Rochelle Toplensky, Financial Times:

The European Commission ended its seven-year competition investigation on Tuesday, concluding that the search group had abused its near-monopoly in online search to “give illegal advantage” to its own shopping service.

Margrethe Vestager, the EU’s competition commissioner, said Google “denied other companies the chance to compete” and left consumers without “genuine choice”.

“Google’s strategy for its comparison shopping service wasn’t just about attracting customers by making its product better than those of its rivals. Instead, Google abused its market dominance as a search engine by promoting its own comparison shopping service in its search results and demoting those of competitors. What Google has done is illegal under EU antitrust rules.”

The fine levied against Google — technically, I think, against Alphabet — is record-breaking for the European Union. Rani Molla, Recode:

How big?

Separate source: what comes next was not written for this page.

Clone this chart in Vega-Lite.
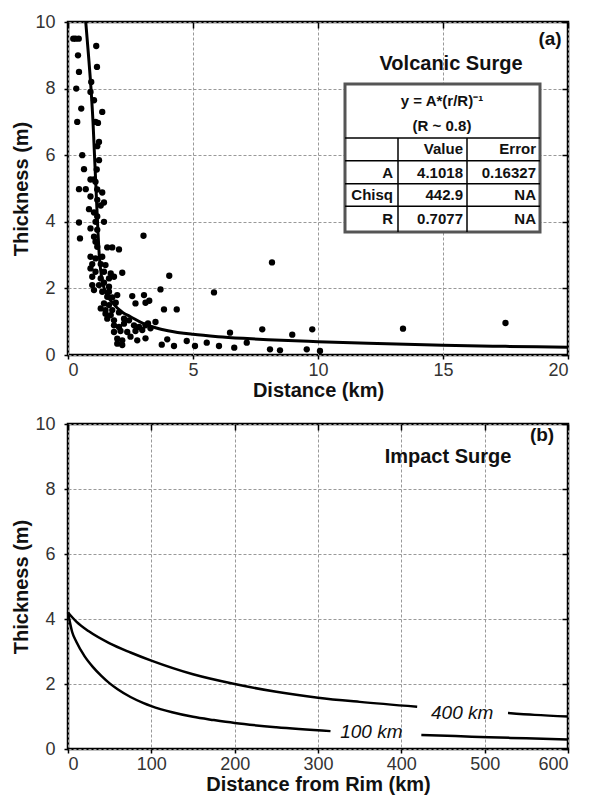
{
  "$schema": "https://vega.github.io/schema/vega-lite/v6.json",
  "background": "white",
  "padding": {"left": 10, "top": 11, "right": 5, "bottom": 3},
  "spacing": 11,
  "config": {
    "font": "Liberation Sans",
    "view": {"stroke": "black", "strokeWidth": 2.5},
    "axis": {
      "labelFont": "Liberation Sans", "labelFontSize": 18, "labelColor": "#333",
      "titleFont": "Liberation Sans", "titleFontSize": 20, "titleFontWeight": "bold", "titleColor": "#111",
      "domain": false, "grid": true, "gridColor": "#999", "gridDash": [3, 2], "gridWidth": 1,
      "tickColor": "black", "tickWidth": 1.5, "tickSize": 4
    },
    "axisX": {"labelPadding": 2, "titlePadding": 1},
    "axisY": {"labelPadding": 9, "titlePadding": 3},
    "text": {"font": "Liberation Sans"}
  },
  "datasets": {
    "volcanic": [
      {"x":0.21,"y":9.5},{"x":0.3,"y":9.5},{"x":0.43,"y":9.5},{"x":1.13,"y":9.28},{"x":0.4,"y":9.0},{"x":1.16,"y":8.65},{"x":0.44,"y":8.5},{"x":0.33,"y":8.0},{"x":0.93,"y":8.2},{"x":0.9,"y":7.9},{"x":1.04,"y":7.65},{"x":0.53,"y":7.4},{"x":1.37,"y":7.3},{"x":0.37,"y":7.0},{"x":1.1,"y":7.0},{"x":1.2,"y":6.97},{"x":1.24,"y":6.4},{"x":1.17,"y":6.27},{"x":0.57,"y":6.0},{"x":1.24,"y":5.85},{"x":1.15,"y":5.57},{"x":0.64,"y":5.58},{"x":0.9,"y":5.27},{"x":1.1,"y":5.2},
      {"x":1.04,"y":5.27},{"x":0.44,"y":4.98},{"x":0.71,"y":4.98},{"x":1.17,"y":4.97},{"x":1.37,"y":4.88},{"x":0.9,"y":4.76},{"x":1.17,"y":4.66},{"x":1.44,"y":4.58},{"x":1.31,"y":4.49},{"x":0.84,"y":4.38},{"x":1.04,"y":4.28},{"x":1.17,"y":4.16},{"x":1.1,"y":4.0},{"x":0.44,"y":3.98},{"x":1.44,"y":4.0},{"x":0.9,"y":3.8},{"x":1.17,"y":3.76},{"x":0.48,"y":3.5},{"x":1.04,"y":3.55},{"x":1.1,"y":3.4},{"x":3.02,"y":3.58},{"x":1.17,"y":3.25},{"x":1.57,"y":3.23},{"x":1.77,"y":3.23},{"x":2.04,"y":3.17},{"x":0.9,"y":2.95},{"x":1.1,"y":2.9},{"x":1.37,"y":2.95},{"x":0.97,"y":2.73},{"x":1.31,"y":2.73},{"x":1.5,"y":2.7},{"x":0.9,"y":2.6},{"x":1.1,"y":2.5},{"x":1.44,"y":2.5},{"x":1.71,"y":2.45},{"x":2.17,"y":2.47},{"x":0.97,"y":2.35},{"x":1.31,"y":2.3},{"x":1.64,"y":2.3},{"x":1.84,"y":2.35},{"x":0.97,"y":2.1},{"x":1.24,"y":2.1},{"x":1.44,"y":2.17},{"x":1.64,"y":2.05},{"x":1.04,"y":1.95},{"x":1.37,"y":1.9},{"x":1.64,"y":1.9},{"x":1.57,"y":1.75},{"x":1.77,"y":1.73},{"x":1.97,"y":1.8},{"x":1.44,"y":1.55},{"x":1.64,"y":1.5},{"x":1.91,"y":1.57},{"x":2.57,"y":1.77},{"x":3.04,"y":1.8},{"x":2.7,"y":1.55},{"x":3.1,"y":1.57},{"x":1.31,"y":1.4},{"x":1.5,"y":1.35},{"x":1.77,"y":1.35},{"x":1.5,"y":1.24},{"x":1.71,"y":1.2},{"x":2.04,"y":1.28},{"x":1.57,"y":1.09},{"x":1.84,"y":1.04},{"x":2.24,"y":1.09},{"x":2.44,"y":1.04},{"x":1.84,"y":0.89},{"x":2.04,"y":0.84},{"x":2.24,"y":0.94},{"x":2.64,"y":0.89},{"x":2.84,"y":0.84},{"x":3.1,"y":0.89},{"x":1.84,"y":0.69},{"x":2.1,"y":0.72},{"x":2.37,"y":0.69},{"x":2.7,"y":0.72},{"x":2.97,"y":0.75},{"x":1.97,"y":0.49},{"x":2.17,"y":0.44},{"x":2.5,"y":0.55},{"x":2.77,"y":0.44},{"x":3.1,"y":0.5},{"x":1.97,"y":0.34},{"x":2.17,"y":0.3},
      {"x":4.05,"y":2.38},{"x":3.7,"y":1.97},{"x":5.84,"y":1.88},{"x":8.16,"y":2.78},{"x":3.25,"y":1.63},{"x":3.84,"y":1.37},{"x":4.35,"y":1.37},{"x":3.5,"y":0.99},{"x":6.48,"y":0.67},{"x":7.77,"y":0.77},{"x":8.97,"y":0.61},{"x":9.77,"y":0.77},{"x":3.97,"y":0.47},{"x":3.75,"y":0.31},{"x":4.24,"y":0.27},{"x":4.75,"y":0.42},{"x":5.08,"y":0.27},{"x":5.55,"y":0.37},{"x":6.04,"y":0.27},{"x":6.65,"y":0.22},{"x":7.15,"y":0.37},{"x":8.08,"y":0.17},{"x":8.48,"y":0.14},{"x":9.55,"y":0.17},{"x":10.08,"y":0.12},{"x":13.4,"y":0.79},{"x":17.5,"y":0.96},{"x":3.3,"y":0.8},{"x":3.2,"y":0.95}
    ],
    "fit": [
      {"x":0.71,"y":10},{"x":0.82,"y":9},{"x":0.92,"y":8},{"x":1.0,"y":7},{"x":1.06,"y":6},{"x":1.12,"y":5},{"x":1.18,"y":4},{"x":1.25,"y":3},{"x":1.35,"y":2.3},{"x":1.5,"y":1.9},{"x":1.8,"y":1.55},{"x":2.2,"y":1.27},{"x":2.5,"y":1.15},{"x":3.0,"y":0.95},{"x":3.5,"y":0.82},{"x":4,"y":0.73},{"x":5,"y":0.62},{"x":6,"y":0.55},{"x":7,"y":0.5},{"x":8,"y":0.46},{"x":10,"y":0.4},{"x":12,"y":0.35},{"x":15,"y":0.29},{"x":17.5,"y":0.26},{"x":20,"y":0.23}
    ],
    "impact": [
      {"d":0,"t":4.2,"seg":"400a"},{"d":10,"t":3.92,"seg":"400a"},{"d":25,"t":3.62,"seg":"400a"},{"d":50,"t":3.25,"seg":"400a"},{"d":75,"t":2.97,"seg":"400a"},{"d":100,"t":2.72,"seg":"400a"},{"d":150,"t":2.3,"seg":"400a"},{"d":200,"t":2.0,"seg":"400a"},{"d":250,"t":1.76,"seg":"400a"},{"d":300,"t":1.58,"seg":"400a"},{"d":350,"t":1.45,"seg":"400a"},{"d":419,"t":1.3,"seg":"400a"},
      {"d":528,"t":1.11,"seg":"400b"},{"d":560,"t":1.05,"seg":"400b"},{"d":600,"t":1.0,"seg":"400b"},
      {"d":0,"t":4.2,"seg":"100a"},{"d":5,"t":3.6,"seg":"100a"},{"d":10,"t":3.3,"seg":"100a"},{"d":20,"t":2.85,"seg":"100a"},{"d":30,"t":2.52,"seg":"100a"},{"d":40,"t":2.25,"seg":"100a"},{"d":50,"t":2.02,"seg":"100a"},{"d":60,"t":1.83,"seg":"100a"},{"d":75,"t":1.6,"seg":"100a"},{"d":90,"t":1.42,"seg":"100a"},{"d":100,"t":1.32,"seg":"100a"},{"d":125,"t":1.13,"seg":"100a"},{"d":150,"t":0.99,"seg":"100a"},{"d":175,"t":0.89,"seg":"100a"},{"d":200,"t":0.8,"seg":"100a"},{"d":250,"t":0.67,"seg":"100a"},{"d":315,"t":0.55,"seg":"100a"},
      {"d":424,"t":0.43,"seg":"100b"},{"d":465,"t":0.4,"seg":"100b"},{"d":505,"t":0.36,"seg":"100b"},{"d":550,"t":0.33,"seg":"100b"},{"d":600,"t":0.29,"seg":"100b"}
    ]
  },
  "vconcat": [
    {
      "width": 500, "height": 333,
      "resolve": {"axis": {"x": "independent", "y": "independent"}},
      "layer": [
        {
          "data": {"name": "volcanic"},
          "mark": {"type": "circle", "size": 40, "color": "black", "opacity": 1},
          "encoding": {
            "x": {"field": "x", "type": "quantitative", "scale": {"domain": [0, 20], "nice": false}, "axis": {"title": "Distance (km)", "values": [0, 5, 10, 15, 20]}},
            "y": {"field": "y", "type": "quantitative", "scale": {"domain": [0, 10], "nice": false}, "axis": {"title": "Thickness (m)", "values": [0, 2, 4, 6, 8, 10]}}
          }
        },
        {
          "data": {"name": "fit"},
          "mark": {"type": "line", "color": "black", "strokeWidth": 3, "interpolate": "monotone"},
          "encoding": {
            "x": {"field": "x", "type": "quantitative", "axis": {"orient": "top", "labels": false, "title": null, "grid": false, "values": [0, 5, 10, 15, 20], "tickSize": -6}},
            "y": {"field": "y", "type": "quantitative", "axis": {"orient": "right", "labels": false, "title": null, "grid": false, "values": [0, 2, 4, 6, 8, 10], "tickSize": -6}}
          }
        },
        {
          "data": {"values": [{"x1": 11.08, "x2": 18.88, "y1": 3.69, "y2": 8.14}]},
          "mark": {"type": "rect", "fill": "white", "stroke": "#555", "strokeWidth": 3},
          "encoding": {
            "x": {"field": "x1", "type": "quantitative", "axis": null}, "x2": {"field": "x2"},
            "y": {"field": "y1", "type": "quantitative", "axis": null}, "y2": {"field": "y2"}
          }
        },
        {
          "data": {"values": [
            {"x1": 11.08, "x2": 18.88, "y1": 6.52, "y2": 6.52},
            {"x1": 11.08, "x2": 18.88, "y1": 5.83, "y2": 5.83},
            {"x1": 11.08, "x2": 18.88, "y1": 5.14, "y2": 5.14},
            {"x1": 11.08, "x2": 18.88, "y1": 4.47, "y2": 4.47},
            {"x1": 13.2, "x2": 13.2, "y1": 3.69, "y2": 6.52},
            {"x1": 15.96, "x2": 15.96, "y1": 3.69, "y2": 6.52}
          ]},
          "mark": {"type": "rule", "color": "black", "strokeWidth": 1.5},
          "encoding": {
            "x": {"field": "x1", "type": "quantitative", "axis": null}, "x2": {"field": "x2"},
            "y": {"field": "y1", "type": "quantitative", "axis": null}, "y2": {"field": "y2"}
          }
        },
        {
          "data": {"values": [
            {"x": 13.0, "y": 5.47, "label": "A"},
            {"x": 13.0, "y": 4.8, "label": "Chisq"},
            {"x": 13.0, "y": 4.08, "label": "R"},
            {"x": 15.8, "y": 6.19, "label": "Value"},
            {"x": 15.8, "y": 5.47, "label": "4.1018"},
            {"x": 15.8, "y": 4.8, "label": "442.9"},
            {"x": 15.8, "y": 4.08, "label": "0.7077"},
            {"x": 18.72, "y": 6.19, "label": "Error"},
            {"x": 18.72, "y": 5.47, "label": "0.16327"},
            {"x": 18.72, "y": 4.8, "label": "NA"},
            {"x": 18.72, "y": 4.08, "label": "NA"}
          ]},
          "mark": {"type": "text", "align": "right", "baseline": "middle", "fontSize": 15, "fontWeight": "bold", "color": "#111"},
          "encoding": {
            "x": {"field": "x", "type": "quantitative", "axis": null},
            "y": {"field": "y", "type": "quantitative", "axis": null},
            "text": {"field": "label"}
          }
        },
        {
          "data": {"values": [
            {"x": 14.96, "y": 7.63, "label": "y = A*(r/R)⁻¹", "size": 15},
            {"x": 14.96, "y": 6.88, "label": "(R ~ 0.8)", "size": 15},
            {"x": 15.32, "y": 8.74, "label": "Volcanic Surge", "size": 20},
            {"x": 19.28, "y": 9.49, "label": "(a)", "size": 19}
          ]},
          "mark": {"type": "text", "align": "center", "baseline": "middle", "fontWeight": "bold", "color": "#111"},
          "encoding": {
            "x": {"field": "x", "type": "quantitative", "axis": null},
            "y": {"field": "y", "type": "quantitative", "axis": null},
            "text": {"field": "label"},
            "size": {"field": "size", "type": "quantitative", "scale": null, "legend": null}
          }
        }
      ]
    },
    {
      "width": 500, "height": 325,
      "resolve": {"axis": {"x": "independent", "y": "independent"}},
      "layer": [
        {
          "data": {"name": "impact"},
          "mark": {"type": "line", "color": "black", "strokeWidth": 2.5, "interpolate": "monotone"},
          "encoding": {
            "x": {"field": "d", "type": "quantitative", "scale": {"domain": [0, 600], "nice": false}, "axis": {"title": "Distance from Rim (km)", "values": [0, 100, 200, 300, 400, 500, 600]}},
            "y": {"field": "t", "type": "quantitative", "scale": {"domain": [0, 10], "nice": false}, "axis": {"title": "Thickness (m)", "values": [0, 2, 4, 6, 8, 10]}},
            "detail": {"field": "seg", "type": "nominal"}
          }
        },
        {
          "data": {"values": [
            {"d": 473, "t": 1.11, "label": "400 km"},
            {"d": 364, "t": 0.53, "label": "100 km"}
          ]},
          "mark": {"type": "text", "align": "center", "baseline": "middle", "fontSize": 19, "fontStyle": "italic", "color": "#111"},
          "encoding": {
            "x": {"field": "d", "type": "quantitative", "axis": {"orient": "top", "labels": false, "title": null, "grid": false, "values": [0, 100, 200, 300, 400, 500, 600], "tickSize": -6}},
            "y": {"field": "t", "type": "quantitative", "axis": {"orient": "right", "labels": false, "title": null, "grid": false, "values": [0, 2, 4, 6, 8, 10], "tickSize": -6}},
            "text": {"field": "label"}
          }
        },
        {
          "data": {"values": [
            {"d": 456, "t": 8.98, "label": "Impact Surge", "size": 20},
            {"d": 568.8, "t": 9.66, "label": "(b)", "size": 19}
          ]},
          "mark": {"type": "text", "align": "center", "baseline": "middle", "fontWeight": "bold", "color": "#111"},
          "encoding": {
            "x": {"field": "d", "type": "quantitative", "axis": null},
            "y": {"field": "t", "type": "quantitative", "axis": null},
            "text": {"field": "label"},
            "size": {"field": "size", "type": "quantitative", "scale": null, "legend": null}
          }
        }
      ]
    }
  ]
}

Well, it’s more than twice as big as the next biggest fine against Intel in 2009. Google, one of the world’s most valuable companies, posted $5.4 billion in profit on $24.7 billion in revenue in the first quarter of this year.

Maya Kosoff, Vanity Fair:

Critics have accused Vestager, the competition commissioner and antitrust chief, of unfairly singling out U.S. companies for anti-trust probes. A year ago, the European Commission ordered Apple to repay $14.5 billion in back taxes, plus interest, to the European Union after spending years funneling its profits through an Irish subsidiary in an attempt to lower its tax bill. In May, Vestager fined Facebook 110 million euros for allegedly providing incorrect or misleading information during the commissions’s probe into its acquisition of WhatsApp. That same month, Amazon reached an agreement with Vestager to conclude her commission’s anti-trust investigation into the e-commerce giant’s e-book contracts.

I think reactions painting this as anti-American or anti-Google are missing the point of the E.U.’s decision. This is about reinforcing that companies with monopoly-like market share ought to behave more cautiously than those without. Google may have the most popular search engine on the planet for a justifiable reason, but it’s not a punishment to suggest that that kind of power ought to be treated with an elevated level of care.